Where applicable, a funeral mass can be celebrated for the repose of the soul of the deceased. Even when this is not applicable, it is still good to accompany the family in whatever ways legally, spiritually, psychologically, and financially practicable and possible. A favour rendered in critical times is hardly forgotten. Assistance like this gives families and individuals a sense of belonging in the community, church, and society. From the foregoing, one thing stands clear: solidarity with those who mourn is a necessity. One way of expressing this solidarity is by offering comfort and providing a shoulder for them to rest on. Even Jesus would say: “Blessed are those who mourn, for they will be comforted” (Matt. 5:4). The primary providers of comfort to those who mourn are family members, friends, religious community, and neighbours. However, irrespective of how discomforting the task of notifying people of the death of their loved ones may be, it is a mission that has its risks and challenges. The world as we know it already has enough troubles and worries that people ordinarily would prefer to be fed with glad tidings of peace, prosperity, life, and goodness.

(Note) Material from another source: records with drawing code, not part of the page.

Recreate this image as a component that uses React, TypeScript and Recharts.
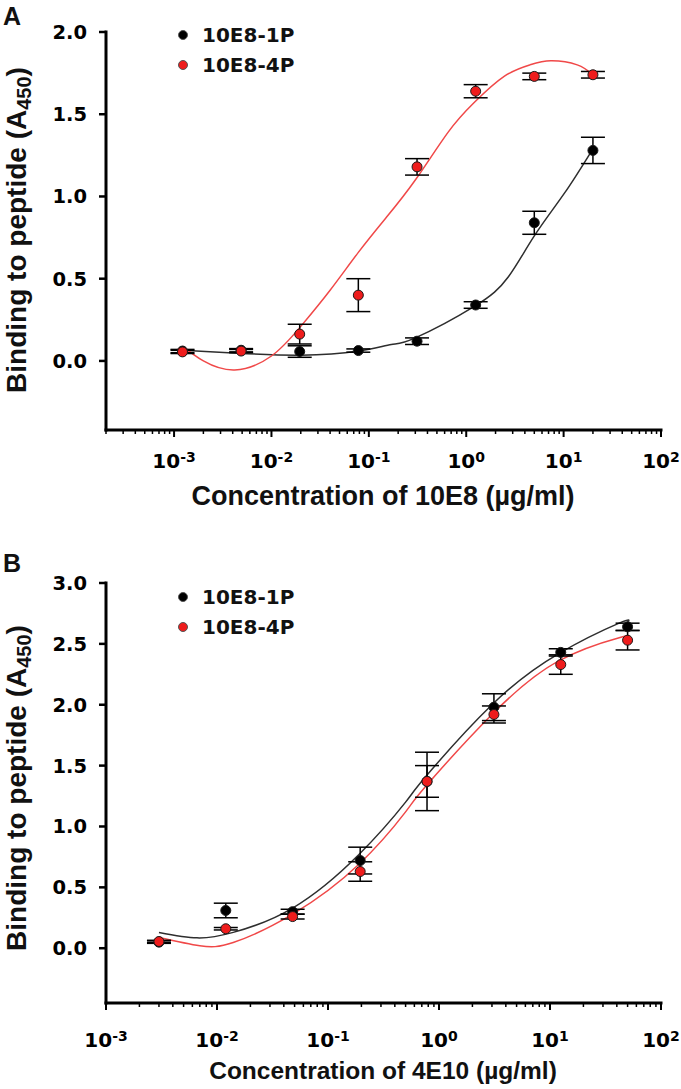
import React from 'react'
import { ComposedChart, Line, Scatter, ErrorBar, XAxis, YAxis, Legend } from 'recharts'

// ---- panel A: 10E8 titration (µg/ml) ----
const CONC_A = [0.00122, 0.00488, 0.0195, 0.078, 0.3125, 1.25, 5, 20]
const P1_A = [0.06, 0.065, 0.057, 0.063, 0.12, 0.34, 0.84, 1.28]
const P1_A_ERR = [0.01, 0.01, 0.035, 0.01, 0.02, 0.02, 0.07, 0.08]
const P4_A = [0.055, 0.06, 0.163, 0.4, 1.18, 1.64, 1.73, 1.74]
const P4_A_ERR = [0.01, 0.01, 0.06, 0.1, 0.05, 0.04, 0.02, 0.02]

// fitted curves
const FIT1_A_X = [0.00122, 0.0045, 0.02, 0.078, 0.17, 0.3, 1.2, 2.7, 5, 10.2, 20]
const FIT1_A_Y = [0.065, 0.047, 0.035, 0.06, 0.1, 0.14, 0.33, 0.51, 0.76, 1.02, 1.29]
const FIT4_A_X = [0.00122, 0.002, 0.0042, 0.01, 0.02, 0.04, 0.078, 0.15, 0.3, 0.65, 1.2, 2.45, 4.5, 7.4, 13.8, 20]
const FIT4_A_Y = [0.09, 0.0, -0.055, 0.03, 0.21, 0.43, 0.66, 0.87, 1.1, 1.39, 1.57, 1.73, 1.8, 1.825, 1.8, 1.74]

// ---- panel B: 4E10 titration (µg/ml) ----
const CONC_B = [0.003, 0.012, 0.048, 0.195, 0.78, 3.125, 12.5, 50]
const P1_B = [0.05, 0.31, 0.3, 0.72, 1.37, 1.98, 2.43, 2.64]
const P1_B_ERR = [0.01, 0.06, 0.02, 0.11, 0.24, 0.11, 0.03, 0.03]
const P4_B = [0.055, 0.16, 0.26, 0.63, 1.37, 1.92, 2.33, 2.53]
const P4_B_ERR = [0.01, 0.01, 0.02, 0.08, 0.13, 0.07, 0.08, 0.08]

const FIT1_B_X = [0.003, 0.0066, 0.014, 0.048, 0.19, 0.5, 0.76, 3, 12, 42, 50]
const FIT1_B_Y = [0.13, 0.085, 0.13, 0.33, 0.77, 1.2, 1.41, 2.0, 2.42, 2.67, 2.68]
const FIT4_B_X = [0.003, 0.007, 0.014, 0.048, 0.19, 0.5, 0.76, 3, 12, 42, 50]
const FIT4_B_Y = [0.088, 0.02, 0.047, 0.28, 0.69, 1.12, 1.33, 1.92, 2.36, 2.55, 2.56]

const LEGEND = [
  { name: '10E8-1P', color: '#000000' },
  { name: '10E8-4P', color: '#ee1c1c' },
]

const MAJOR_X = [0.001, 0.01, 0.1, 1, 10, 100]
const MINOR_STEPS = [2, 3, 4, 5, 6, 7, 8, 9]
const Y_TICKS_A = [0, 0.5, 1, 1.5, 2]
const Y_TICKS_B = [0, 0.5, 1, 1.5, 2, 2.5, 3]

const NUM_FONT = '"DejaVu Sans", sans-serif'
const TITLE_FONT = '"Liberation Sans", Arial, sans-serif'
const RED = '#ee1c1c'
const RED_LINE = '#f04848'
const BLACK_LINE = '#2e2e2e'

const zip = (xs: number[], ys: number[], es?: number[]) =>
  xs.map((x, i) => ({ x, y: ys[i], e: es ? es[i] : 0 }))

function xTicks(decades: number[]) {
  const minor = decades.flatMap((d) => MINOR_STEPS.map((k) => k * Math.pow(10, d)))
  return [...MAJOR_X, ...minor].sort((a, b) => a - b)
}

const isMajor = (v: number) => MAJOR_X.some((m) => Math.abs(m - v) / m < 1e-6)

function XTick({ x, y, payload, gap }: any) {
  const v = payload.value
  if (!isMajor(v)) {
    return <line x1={x} y1={y} x2={x} y2={y + 4} stroke="#000" strokeWidth={1.5} />
  }
  const exp = Math.round(Math.log10(v))
  return (
    <g>
      <line x1={x} y1={y} x2={x} y2={y + 7} stroke="#000" strokeWidth={2} />
      <text x={x} y={y + gap} textAnchor="middle" fontFamily={NUM_FONT} fontWeight="bold" fontSize={20} fill="#000">
        10<tspan dy={-6} fontSize={14}>{String(exp)}</tspan>
      </text>
    </g>
  )
}

function Dot({ cx, cy, fill }: any) {
  return <circle cx={cx} cy={cy} r={5} fill={fill} stroke="#1a1a1a" strokeWidth={1} />
}

function LegendBox() {
  return (
    <div>
      {LEGEND.map((l) => (
        <div key={l.name} style={{ display: 'flex', alignItems: 'center', height: 30 }}>
          <span style={{ display: 'inline-block', width: 10, height: 10, borderRadius: 5, background: l.color, border: '1px solid #555', boxSizing: 'border-box' }} />
          <span style={{ marginLeft: 14, fontFamily: NUM_FONT, fontWeight: 'bold', fontSize: 20, color: '#111' }}>{l.name}</span>
        </div>
      ))}
    </div>
  )
}

type PanelProps = {
  top: number
  height: number
  plotTop: number
  plotBottom: number
  letter: string
  letterY: number
  xDomain: [number, number]
  decades: number[]
  yDomain: [number, number]
  yTicks: number[]
  tickGap: number
  xTitle: string
  xTitleSize: number
  xTitleY: number
  yTitleY: number
  legendTop: number
  fit1: { x: number; y: number }[]
  fit4: { x: number; y: number }[]
  pts1: { x: number; y: number; e: number }[]
  pts4: { x: number; y: number; e: number }[]
}

function Panel(p: PanelProps) {
  const W = 681
  const right = 20
  const xAxisH = 80
  return (
    <div style={{ position: 'absolute', left: 0, top: p.top }}>
      <ComposedChart
        width={W}
        height={p.height}
        margin={{ top: p.plotTop, right, bottom: p.height - p.plotBottom - xAxisH, left: 0 }}
      >
        <XAxis
          type="number"
          dataKey="x"
          scale="log"
          domain={p.xDomain}
          allowDataOverflow
          ticks={xTicks(p.decades)}
          interval={0}
          height={xAxisH}
          tickSize={0}
          tickMargin={0}
          tickLine={false}
          axisLine={{ stroke: '#000', strokeWidth: 3, strokeLinecap: 'square' }}
          tick={(t: any) => <XTick {...t} gap={p.tickGap} />}
          label={{
            content: () => (
              <text x={383} y={p.xTitleY} textAnchor="middle" fontFamily={TITLE_FONT} fontWeight="bold" fontSize={p.xTitleSize} fill="#111">
                {p.xTitle}
              </text>
            ),
          }}
        />
        <YAxis
          type="number"
          dataKey="y"
          domain={p.yDomain}
          allowDataOverflow
          ticks={p.yTicks}
          width={106}
          tickSize={7}
          tickMargin={12}
          tickFormatter={(v: number) => v.toFixed(1)}
          tick={{ fontFamily: NUM_FONT, fontWeight: 'bold', fontSize: 19.5, fill: '#000' }}
          tickLine={{ stroke: '#000', strokeWidth: 2.5 }}
          axisLine={{ stroke: '#000', strokeWidth: 3, strokeLinecap: 'square' }}
          label={{
            content: () => (
              <g>
                <text x={3} y={p.letterY} fontFamily={TITLE_FONT} fontWeight="bold" fontSize={25} fill="#111">{p.letter}</text>
                <text
                  x={26}
                  y={p.yTitleY}
                  transform={`rotate(-90 26 ${p.yTitleY})`}
                  textAnchor="middle"
                  fontFamily={TITLE_FONT}
                  fontWeight="bold"
                  fontSize={28}
                  fill="#111"
                >
                  Binding to peptide (A<tspan fontSize={20} dy={5}>450</tspan><tspan dy={-5}>)</tspan>
                </text>
              </g>
            ),
          }}
        />
        <Legend
          layout="vertical"
          align="center"
          verticalAlign="middle"
          content={() => <LegendBox />}
          wrapperStyle={{ left: 178, top: p.legendTop, width: 160, height: 60 }}
        />
        <Line data={p.fit1} dataKey="y" type="natural" stroke={BLACK_LINE} strokeWidth={1.5} dot={false} isAnimationActive={false} legendType="none" />
        <Line data={p.fit4} dataKey="y" type="natural" stroke={RED_LINE} strokeWidth={1.5} dot={false} isAnimationActive={false} legendType="none" />
        <Scatter name="10E8-1P" data={p.pts1} dataKey="y" fill="#000" shape={(s: any) => <Dot {...s} fill="#000" />} isAnimationActive={false}>
          <ErrorBar dataKey="e" direction="y" width={12} stroke="#000" strokeWidth={1.5} />
        </Scatter>
        <Scatter name="10E8-4P" data={p.pts4} dataKey="y" fill={RED} shape={(s: any) => <Dot {...s} fill={RED} />} isAnimationActive={false}>
          <ErrorBar dataKey="e" direction="y" width={12} stroke="#000" strokeWidth={1.5} />
        </Scatter>
      </ComposedChart>
    </div>
  )
}

export default function App() {
  return (
    <div style={{ position: 'absolute', left: 0, top: 0, width: 681, height: 1089, background: '#fff' }}>
      <Panel
        top={0}
        height={520}
        plotTop={32}
        plotBottom={430}
        letter="A"
        letterY={25}
        xDomain={[0.0002, 100]}
        decades={[-4, -3, -2, -1, 0, 1]}
        yDomain={[-0.42, 2.0]}
        yTicks={Y_TICKS_A}
        tickGap={38}
        xTitle="Concentration of 10E8 (µg/ml)"
        xTitleSize={27}
        xTitleY={505}
        yTitleY={230}
        legendTop={20}
        fit1={zip(FIT1_A_X, FIT1_A_Y)}
        fit4={zip(FIT4_A_X, FIT4_A_Y)}
        pts1={zip(CONC_A, P1_A, P1_A_ERR)}
        pts4={zip(CONC_A, P4_A, P4_A_ERR)}
      />
      <Panel
        top={540}
        height={549}
        plotTop={43}
        plotBottom={463}
        letter="B"
        letterY={32}
        xDomain={[0.001, 100]}
        decades={[-3, -2, -1, 0, 1]}
        yDomain={[-0.45, 3.0]}
        yTicks={Y_TICKS_B}
        tickGap={44}
        xTitle="Concentration of 4E10 (µg/ml)"
        xTitleSize={24.5}
        xTitleY={539}
        yTitleY={248}
        legendTop={42}
        fit1={zip(FIT1_B_X, FIT1_B_Y)}
        fit4={zip(FIT4_B_X, FIT4_B_Y)}
        pts1={zip(CONC_B, P1_B, P1_B_ERR)}
        pts4={zip(CONC_B, P4_B, P4_B_ERR)}
      />
    </div>
  )
}
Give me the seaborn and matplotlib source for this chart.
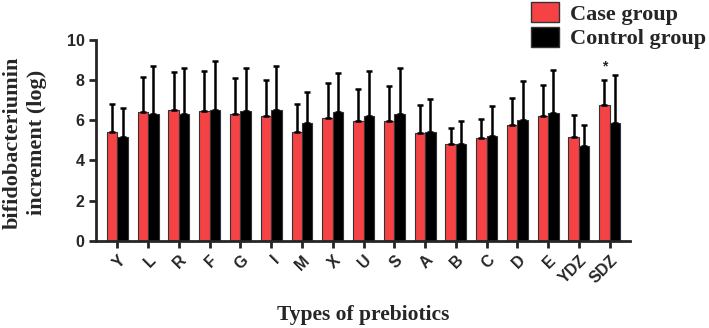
import numpy as np
import pandas as pd
import seaborn as sns
import matplotlib.pyplot as plt
from matplotlib.patches import Patch

categories = ['Y', 'L', 'R', 'F', 'G', 'I', 'M', 'X', 'U', 'S', 'A', 'B', 'C', 'D', 'E', 'YDZ', 'SDZ']
case_mean = [5.44, 6.39, 6.50, 6.48, 6.32, 6.19, 5.44, 6.12, 5.97, 5.97, 5.36, 4.80, 5.11, 5.79, 6.22, 5.17, 6.77]
case_top = [6.83, 8.18, 8.39, 8.44, 8.09, 8.00, 6.79, 7.85, 7.58, 7.70, 6.75, 5.64, 6.09, 7.10, 7.75, 6.25, 8.03]
ctrl_mean = [5.19, 6.32, 6.32, 6.50, 6.44, 6.50, 5.87, 6.39, 6.22, 6.30, 5.42, 4.83, 5.22, 6.02, 6.35, 4.73, 5.87]
ctrl_top = [6.63, 8.69, 8.59, 8.97, 8.63, 8.69, 7.41, 8.34, 8.46, 8.59, 7.06, 5.99, 6.70, 7.95, 8.53, 5.77, 8.28]
groups = ['Case group', 'Control group']
colors = ['#F44245', '#000000']

df = pd.DataFrame({
    'type': categories * 2,
    'group': [groups[0]] * len(categories) + [groups[1]] * len(categories),
    'value': case_mean + ctrl_mean,
})

sns.set_style('ticks')
plt.rcParams['font.family'] = ['Liberation Sans', 'DejaVu Sans']

fig = plt.figure(figsize=(7.09, 3.28), dpi=100)
ax = fig.add_axes([0.136, 0.266, 0.753, 0.612])

sns.barplot(data=df, x='type', y='value', hue='group', palette=colors, width=0.68, saturation=1,
            errorbar=None, edgecolor='#333333', linewidth=0.8, legend=False, ax=ax)

# upward-only error bars
bars = ax.patches
n = len(categories)
for gi, (means, tops) in enumerate([(case_mean, case_top), (ctrl_mean, ctrl_top)]):
    xs = [b.get_x() + b.get_width() / 2 for b in bars[gi * n:(gi + 1) * n]]
    m = np.array(means)
    t = np.array(tops)
    ax.errorbar(xs, m, yerr=[np.zeros(n), t - m], fmt='none', ecolor='black',
                elinewidth=1.8, capsize=2.5, capthick=1.8, zorder=1)

# significance mark on SDZ
sdz_x = bars[n - 1].get_x() + bars[n - 1].get_width() / 2
ax.text(sdz_x, case_top[-1] + 0.3, '*', ha='center', va='bottom', fontsize=10, fontweight='bold')

ax.set_xlim(-0.68, n - 1 + 0.67)
ax.set_ylim(0, 10)
ax.set_yticks([0, 2, 4, 6, 8, 10])
sns.despine(ax=ax)
for s in ['left', 'bottom']:
    ax.spines[s].set_linewidth(2)
ax.tick_params(axis='both', width=2, length=5, labelsize=11.5)
for lab in ax.get_yticklabels():
    lab.set_fontweight('bold')
for lab in ax.get_xticklabels():
    lab.set_fontweight('bold')
    lab.set_rotation(45)
    lab.set_ha('right')
    lab.set_rotation_mode('anchor')

ax.set_xlabel('Types of prebiotics', fontfamily='Liberation Serif', fontweight='bold', fontsize=15.5)
ax.xaxis.set_label_coords(0.5, -0.32)
ax.set_ylabel('bifidobacteriumin\nincrement (log)', fontfamily='Liberation Serif',
              fontweight='bold', fontsize=16, linespacing=1.3)
ax.yaxis.set_label_coords(-0.093, 0.49)

handles = [Patch(facecolor=colors[0], edgecolor='#333333'), Patch(facecolor=colors[1], edgecolor='#333333')]
fig.legend(handles, groups, loc='upper right', bbox_to_anchor=(1.024, 1.055), frameon=False,
           prop={'family': 'Liberation Serif', 'weight': 'bold', 'size': 16},
           handlelength=1.25, handleheight=1.0, handletextpad=0.5, labelspacing=0.1)

fig.savefig('out.png', dpi=100)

But we cannot shy away from the flipside of life itself. Even Job was not spared of the sad news of the demise of his lovely children. At a point he had to vent his frustration and grief thus: “Let the day perish in which I was born, and the night that said, a manchild is conceived. Let that day be darkness! May God above not seek it, or light shine on it… Why did I not die at birth, come forth from the womb and expire? Why were there knees to receive me, or breasts for me to suck?… Why is light given to one in misery, and life to the bitter in soul, who long for death, but it does not come, and dig for it more than for hidden treasures? (Job 3:3- 4;11-12;20-21). But when he was persuaded by his beloved wife to curse God and die, because of his predicaments and sufferings, he was quick to say: “You speak as any foolish woman would speak. Shall we receive the good at the hand of God, and not receive the bad?” (Job 2:9-10).